### JOB
Skip the pictures. Set down, word for word, the lines from the start of the material up to and including the line with "const fmt = (v: number)".
════
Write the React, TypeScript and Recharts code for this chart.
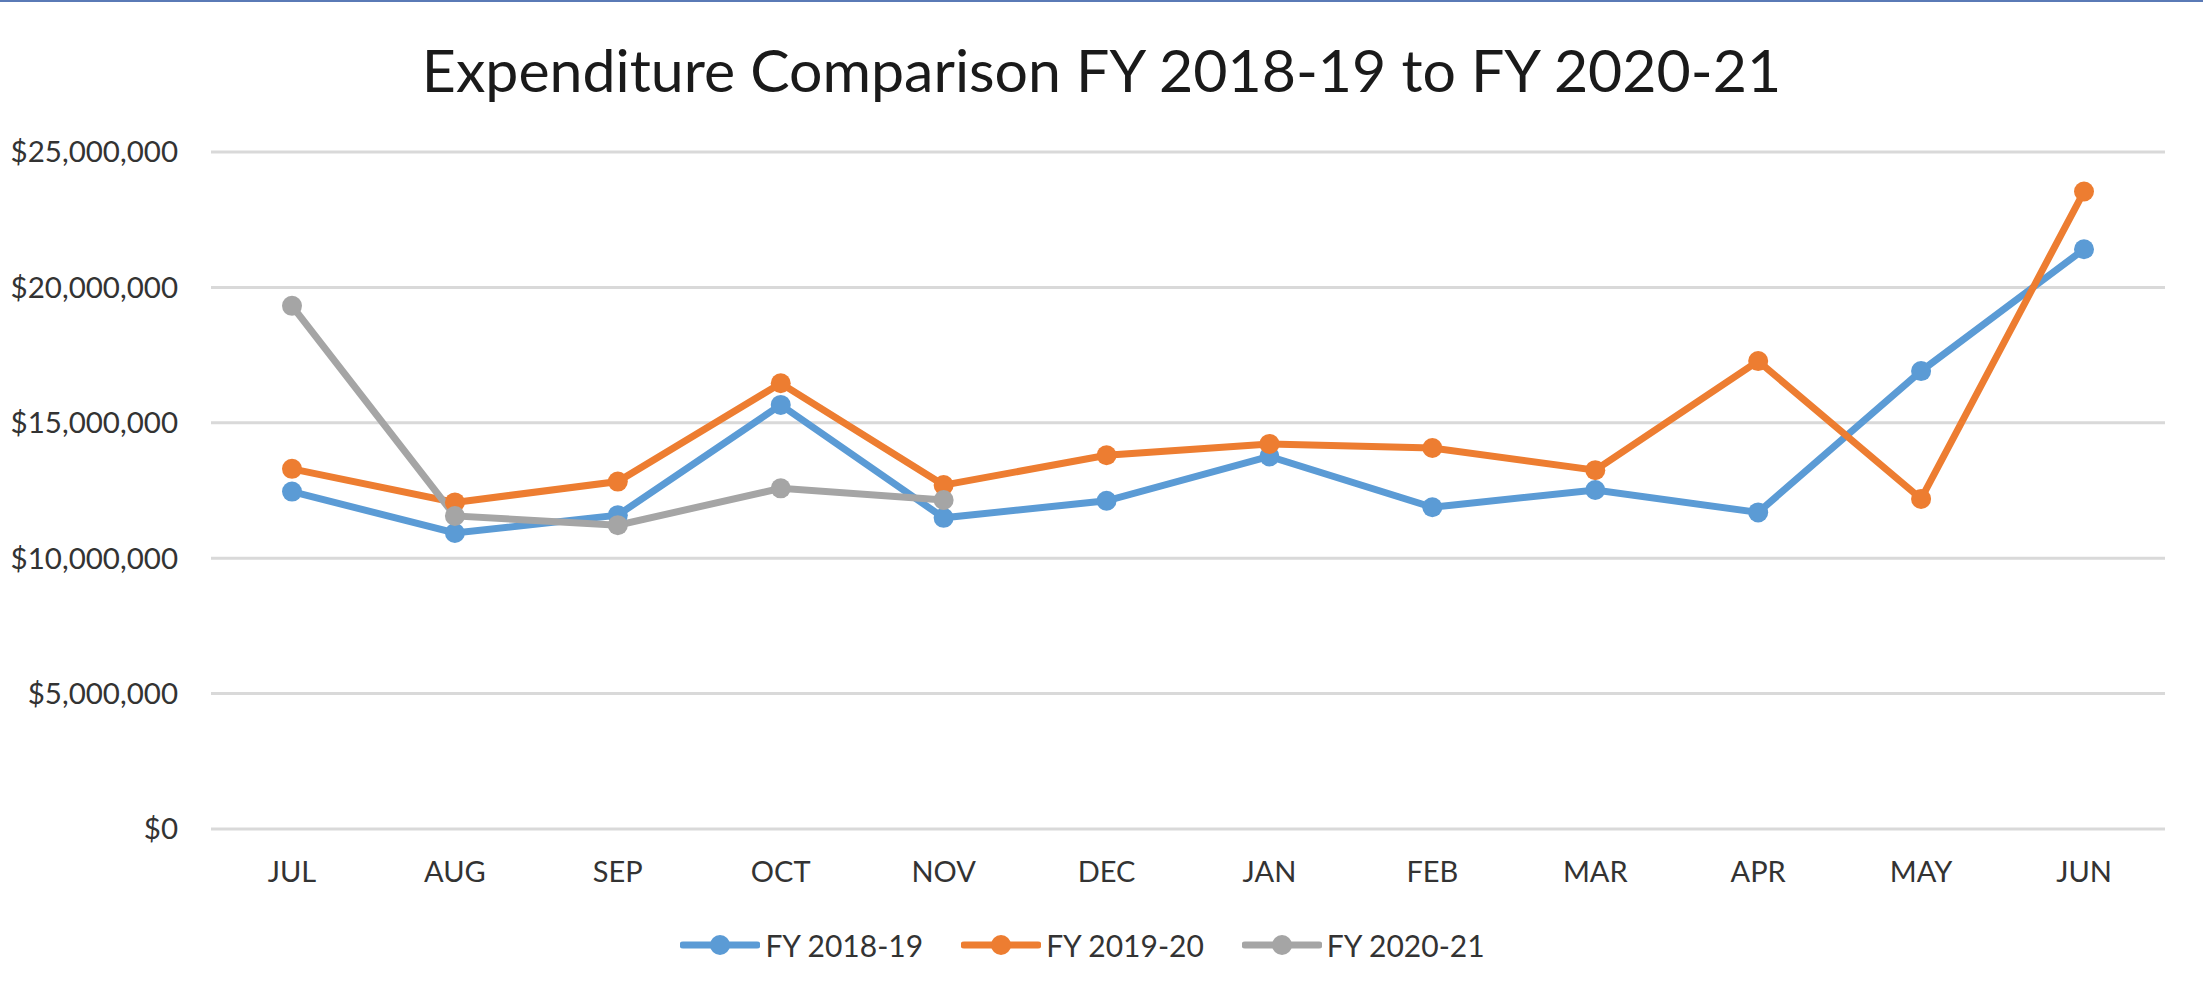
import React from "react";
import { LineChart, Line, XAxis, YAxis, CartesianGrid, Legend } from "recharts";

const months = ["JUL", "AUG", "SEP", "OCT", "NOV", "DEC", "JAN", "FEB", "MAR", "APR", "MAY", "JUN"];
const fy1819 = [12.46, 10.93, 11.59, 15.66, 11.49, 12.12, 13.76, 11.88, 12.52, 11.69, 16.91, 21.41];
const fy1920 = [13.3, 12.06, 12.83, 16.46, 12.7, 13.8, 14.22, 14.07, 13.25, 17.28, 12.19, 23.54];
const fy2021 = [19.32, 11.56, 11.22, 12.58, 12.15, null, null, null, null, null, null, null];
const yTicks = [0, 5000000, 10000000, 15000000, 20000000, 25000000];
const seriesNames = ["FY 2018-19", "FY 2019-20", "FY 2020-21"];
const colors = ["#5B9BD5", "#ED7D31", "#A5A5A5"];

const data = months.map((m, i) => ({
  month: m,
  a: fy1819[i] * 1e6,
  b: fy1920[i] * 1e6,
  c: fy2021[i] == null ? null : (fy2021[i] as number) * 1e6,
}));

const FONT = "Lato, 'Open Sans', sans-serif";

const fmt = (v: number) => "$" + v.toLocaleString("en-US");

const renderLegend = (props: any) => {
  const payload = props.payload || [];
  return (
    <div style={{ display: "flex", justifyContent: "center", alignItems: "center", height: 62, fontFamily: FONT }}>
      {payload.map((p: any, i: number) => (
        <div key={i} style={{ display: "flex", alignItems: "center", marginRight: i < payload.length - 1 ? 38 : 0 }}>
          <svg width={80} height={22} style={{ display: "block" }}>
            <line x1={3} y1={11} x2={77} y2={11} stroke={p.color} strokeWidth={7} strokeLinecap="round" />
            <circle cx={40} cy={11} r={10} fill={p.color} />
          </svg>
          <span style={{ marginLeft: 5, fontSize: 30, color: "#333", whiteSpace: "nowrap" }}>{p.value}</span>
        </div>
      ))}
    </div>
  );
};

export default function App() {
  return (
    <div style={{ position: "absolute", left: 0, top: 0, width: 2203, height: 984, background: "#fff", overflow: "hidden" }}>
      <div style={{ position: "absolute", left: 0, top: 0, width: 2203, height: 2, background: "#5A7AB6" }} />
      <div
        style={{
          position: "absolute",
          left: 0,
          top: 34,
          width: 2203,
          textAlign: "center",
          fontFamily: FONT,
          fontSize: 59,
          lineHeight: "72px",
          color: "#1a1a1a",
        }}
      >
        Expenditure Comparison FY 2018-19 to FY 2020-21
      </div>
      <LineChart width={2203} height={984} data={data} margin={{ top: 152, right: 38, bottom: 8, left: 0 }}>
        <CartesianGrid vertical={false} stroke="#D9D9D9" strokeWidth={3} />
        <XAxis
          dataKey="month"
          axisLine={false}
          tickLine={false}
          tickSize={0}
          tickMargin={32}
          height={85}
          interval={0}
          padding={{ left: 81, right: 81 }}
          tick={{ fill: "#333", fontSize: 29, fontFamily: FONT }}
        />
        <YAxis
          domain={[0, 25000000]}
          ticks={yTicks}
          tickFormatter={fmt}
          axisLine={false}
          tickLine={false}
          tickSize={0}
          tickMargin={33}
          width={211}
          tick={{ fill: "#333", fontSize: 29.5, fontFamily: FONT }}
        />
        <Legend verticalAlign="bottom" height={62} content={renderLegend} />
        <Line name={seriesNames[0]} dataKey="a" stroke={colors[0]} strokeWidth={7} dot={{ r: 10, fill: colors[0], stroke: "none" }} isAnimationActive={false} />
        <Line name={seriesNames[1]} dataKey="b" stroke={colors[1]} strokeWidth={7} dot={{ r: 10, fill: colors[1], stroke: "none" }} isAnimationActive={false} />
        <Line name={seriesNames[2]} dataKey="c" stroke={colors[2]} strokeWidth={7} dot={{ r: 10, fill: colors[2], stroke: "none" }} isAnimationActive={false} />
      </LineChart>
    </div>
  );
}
════
### OUTPUT BELOW
Write the React, TypeScript and Recharts code for this chart.
import React from "react";
import { LineChart, Line, XAxis, YAxis, CartesianGrid, Legend } from "recharts";

const months = ["JUL", "AUG", "SEP", "OCT", "NOV", "DEC", "JAN", "FEB", "MAR", "APR", "MAY", "JUN"];
const fy1819 = [12.46, 10.93, 11.59, 15.66, 11.49, 12.12, 13.76, 11.88, 12.52, 11.69, 16.91, 21.41];
const fy1920 = [13.3, 12.06, 12.83, 16.46, 12.7, 13.8, 14.22, 14.07, 13.25, 17.28, 12.19, 23.54];
const fy2021 = [19.32, 11.56, 11.22, 12.58, 12.15, null, null, null, null, null, null, null];
const yTicks = [0, 5000000, 10000000, 15000000, 20000000, 25000000];
const seriesNames = ["FY 2018-19", "FY 2019-20", "FY 2020-21"];
const colors = ["#5B9BD5", "#ED7D31", "#A5A5A5"];

const data = months.map((m, i) => ({
  month: m,
  a: fy1819[i] * 1e6,
  b: fy1920[i] * 1e6,
  c: fy2021[i] == null ? null : (fy2021[i] as number) * 1e6,
}));

const FONT = "Lato, 'Open Sans', sans-serif";

const fmt = (v: number) => "$" + v.toLocaleString("en-US");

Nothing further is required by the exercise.